- Interactive map of the Dane Manor area
- Alternative names: Jacob Mills House

General information
- Status: Private residence
- Type: farmhouse
- Location: 447 Scotchtown Collabar Road Middletown, New York, U.S.
- Coordinates: 41°30′10″N 74°20′41″W﻿ / ﻿41.50278°N 74.34472°W
- Owner: Taryn Delanie Smith

= Dane Manor =

Farmhouse in Middletown, New York, US

Dane Manor, also known as the Jacob Mills House, is a historic farmhouse in Middletown, Orange County, New York. It was built in 1791 for Jacob Mills.

== History ==
The Dutch sandstone house was built in 1791 in the Hudson Valley region of New York. The 4,184-square-foot-home was built for Jacob Mills, a postmaster and tanner who made shoes for Continental Army soldiers during the American Revolutionary War. Mills arrived in the Province of New York in the 1760s as an indentured servant from England. The property remained in Mills' family until the 1980s.

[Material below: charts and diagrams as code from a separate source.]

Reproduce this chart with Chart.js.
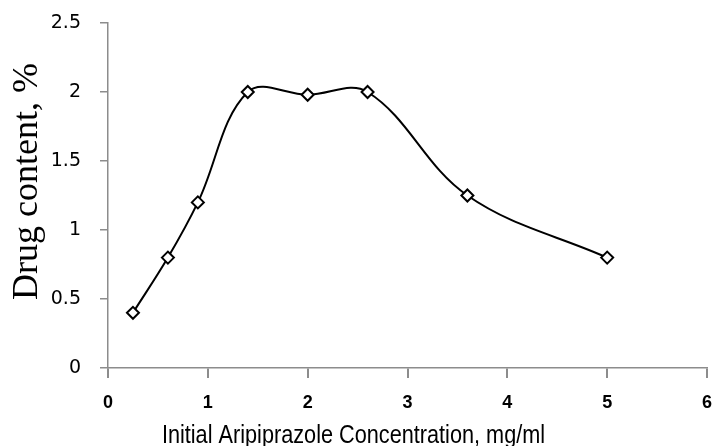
<!DOCTYPE html>
<html>
<head>
<meta charset="utf-8">
<script src="https://cdn.jsdelivr.net/npm/chart.js@4/dist/chart.umd.min.js"></script>
<style>
  html, body { margin: 0; padding: 0; background: #fff; }
  #wrap { width: 716px; height: 446px; position: relative; }
</style>
</head>
<body>
<div id="wrap"><canvas id="c" width="716" height="446"></canvas></div>
<script>
const concentrations = [0.25, 0.6, 0.9, 1.4, 2.0, 2.6, 3.6, 5.0];
const drugContent = [0.4, 0.8, 1.2, 2.0, 1.98, 2.0, 1.25, 0.8];
const xTicks = [0, 1, 2, 3, 4, 5, 6];
const yTicks = [0, 0.5, 1, 1.5, 2, 2.5];
const xTitle = 'Initial Aripiprazole Concentration, mg/ml';
const yTitle = 'Drug content, %';

const points = concentrations.map((x, i) => ({ x: x, y: drugContent[i] }));

const axisTitlePlugin = {
  id: 'axisTitlePlugin',
  afterDraw(chart) {
    const ctx = chart.ctx;
    ctx.save();
    ctx.fillStyle = '#000';
    ctx.textAlign = 'center';
    ctx.textBaseline = 'alphabetic';
    ctx.save();
    ctx.translate(37, 181.5);
    ctx.rotate(-Math.PI / 2);
    ctx.font = '36px "Liberation Serif", "Times New Roman", serif';
    ctx.fillText(yTitle, 0, 0);
    ctx.restore();
    ctx.save();
    ctx.translate(353.5, 443);
    ctx.scale(0.834, 1);
    ctx.font = '26px "Liberation Sans", Arial, sans-serif';
    ctx.fillText(xTitle, 0, 0);
    ctx.restore();
    ctx.restore();
  }
};

new Chart(document.getElementById('c'), {
  type: 'scatter',
  data: {
    datasets: [{
      data: points,
      showLine: true,
      tension: 0.37,
      borderColor: '#000',
      borderWidth: 2,
      pointStyle: 'rectRot',
      pointRadius: 6,
      pointBorderWidth: 2,
      pointBackgroundColor: '#fff',
      pointBorderColor: '#000'
    }]
  },
  options: {
    responsive: false,
    animation: false,
    devicePixelRatio: 1,
    layout: { padding: { top: 23, left: 0, right: 9, bottom: 0 } },
    plugins: {
      legend: { display: false },
      tooltip: { enabled: false },
      title: { display: false }
    },
    scales: {
      x: {
        type: 'linear',
        min: 0, max: 6,
        afterBuildTicks(axis) { axis.ticks = xTicks.map(v => ({ value: v })); },
        afterFit(axis) { axis.height = 78; axis.paddingLeft = 0; axis.paddingRight = 0; },
        grid: { drawOnChartArea: false, drawTicks: true, tickLength: 10, color: '#8c8c8c', lineWidth: 2 },
        border: { color: '#8c8c8c', width: 1.5 },
        ticks: {
          color: '#000',
          padding: 14,
          callback: v => String(v),
          font: { family: '"Liberation Sans", Arial, sans-serif', size: 18, weight: 'bold' }
        }
      },
      y: {
        type: 'linear',
        min: 0, max: 2.5,
        afterBuildTicks(axis) { axis.ticks = yTicks.map(v => ({ value: v })); },
        afterFit(axis) { axis.width = 108; axis.paddingTop = 0; axis.paddingBottom = 0; },
        grid: { drawOnChartArea: false, drawTicks: true, tickLength: 8, color: '#8c8c8c', lineWidth: 1.5 },
        border: { color: '#8c8c8c', width: 1.5 },
        ticks: {
          color: '#000',
          padding: 19,
          callback: v => String(v),
          font: { family: '"DejaVu Sans", sans-serif', size: 19 }
        }
      }
    }
  },
  plugins: [axisTitlePlugin]
});
</script>
</body>
</html>
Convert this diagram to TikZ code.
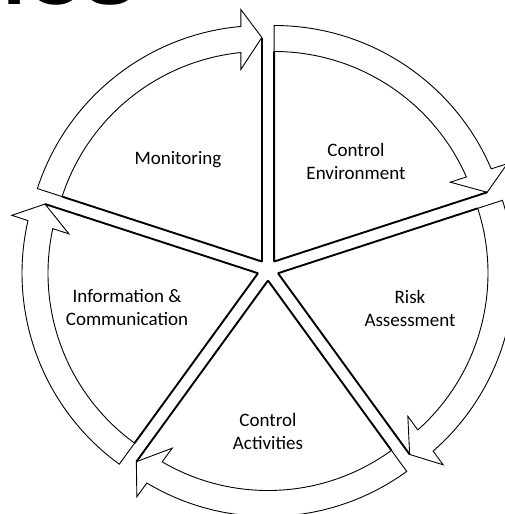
\documentclass[tikz,border=0pt]{standalone}
\usepackage{fontspec}
\setmainfont{Carlito}
\newfontfamily\headfont{Liberation Sans}
\tikzset{
  band/.style={draw=black, line width=0.9pt, line join=miter},
  spoke/.style={draw=black, line width=1.9pt},
  lbl/.style={font=\fontsize{19}{23}\selectfont, align=center, inner sep=0pt},
  head/.style={font=\headfont\bfseries\fontsize{80}{90}\selectfont, inner sep=0pt, anchor=base east},
}
% one piece of the cycle: #1 name, #2 angle of its clockwise edge
% (band radii 210/236, head 21 wide, so the arcs stop at 5.74 and 5.11 deg)
\newcommand{\CycleSector}[2]{%
  \begin{scope}[shift={(#2+36:10.5)}, rotate=#2]
    \coordinate (#1apex) at (0,0);
    \coordinate (#1tip) at (224,0);
    \coordinate (#1root) at (72:210);
    \draw[band] (#1root) -- (72:236)
      arc[start angle=72, end angle=5.11, radius=236]
      -- (252,21) -- (#1tip) -- (192,21) -- (208.95,21)
      arc[start angle=5.74, end angle=72, radius=210] -- cycle;
    \draw[spoke] (#1apex) -- (#1root);
    \draw[spoke] (#1apex) -- (#1tip);
  \end{scope}
}

\begin{document}
\begin{tikzpicture}[x=1pt, y=1pt]
  \useasboundingbox (-268,-244) rectangle (237,270);
  \clip (-268,-244) rectangle (237,270);
  \node[head] (title) at (-131,265) {ICS};

  \foreach \nm/\ang in {env/18, risk/-54, act/-126, info/-198, mon/90} {
    \CycleSector{\nm}{\ang}
  }

  \node[lbl] (envLbl) at (88,109) {Control\\Environment};
  \node[lbl] (riskLbl) at (142,-38) {Risk\\Assessment};
  \node[lbl] (actLbl) at (0,-161) {Control\\Activities};
  \node[lbl] (infoLbl) at (-141,-38) {Information \&\\Communication};
  \node[lbl] (monLbl) at (-90,110) {Monitoring};
\end{tikzpicture}
\end{document}
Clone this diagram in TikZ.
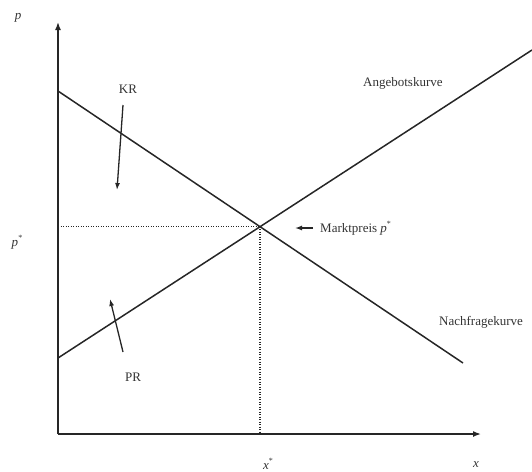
\documentclass[tikz,border=0pt]{standalone}
\usepackage{fontspec}
\setmainfont{Liberation Serif}
\usetikzlibrary{arrows.meta,intersections,calc}
\newcommand{\starsup}[1]{\textit{#1}\raisebox{0.45em}{\fontsize{8}{8}\selectfont *}}
\begin{document}
\begin{tikzpicture}[x=1pt,y=-1pt,
  curve/.style={line width=1.5pt,black!85},
  axis/.style={line width=1.5pt,black!85,-{Latex[length=8pt,width=6pt]}},
  guide/.style={line width=1.2pt,dash pattern=on 1.2pt off 1.3pt,black!85},
  pointer/.style={line width=1.3pt,black!85,-{Latex[length=7pt,width=5pt]}},
  lbl/.style={font=\fontsize{13}{15}\selectfont,text=black!80,inner sep=0pt}]
\useasboundingbox (0,0) rectangle (532,471);
% axes
\coordinate (O) at (58,434);
\coordinate (ytop) at (58,22);
\coordinate (xend) at (481,434);
\draw[axis] (O) -- (ytop);
\draw[axis] (O) -- (xend);
% curves
\coordinate (d1) at (58,91);
\coordinate (d2) at (463,363);
\coordinate (s1) at (58,358);
\coordinate (s2) at (532,50);
\draw[curve,name path=dem] (d1) -- (d2);
\draw[curve,name path=sup] (s1) -- (s2);
\path[name intersections={of=dem and sup,by=E}];
\coordinate (Ey) at (O |- E);
\coordinate (Ex) at (E |- O);
\draw[guide] (Ey) -- (E);
\draw[guide] (E) -- (Ex);
% labels
\node[lbl] (p) at (18,18) {\textit{p}};
\node[lbl] (x) at (476,465) {\textit{x}};
\node[lbl] (pstar) at (17,242) {\starsup{p}};
\node[lbl] (xstar) at (268,464) {\starsup{x}};
\node[lbl] (KR) at (128,89) {KR};
\node[lbl] (PR) at (133,377) {PR};
\node[lbl,anchor=west] (ang) at (363,83) {Angebotskurve};
\node[lbl,anchor=west] (nach) at (439,322) {Nachfragekurve};
\node[lbl,anchor=west] (mp) at (320,228) {Marktpreis \starsup{p}};
% pointers
\coordinate (kra) at (123,105);
\coordinate (krb) at (117,190);
\draw[pointer] (kra) -- (krb);
\coordinate (pra) at (123,352);
\coordinate (prb) at (110,299);
\draw[pointer] (pra) -- (prb);
\coordinate (mpa) at (313,228);
\coordinate (mpb) at (295,228);
\draw[pointer] (mpa) -- (mpb);
\end{tikzpicture}
\end{document}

The interior of the house features five bedrooms. A kitchen was added on to the house in 1992. The grounds, stretching 3.7 acres, include a pool.

In 2025, the property was purchased by Taryn Delanie Smith, who renamed it "Dane Manor" in honor of her pet Great Dane, Bruce. Smith is the first Black person and first woman to own the property. The house has been undergoing renovations since 2025.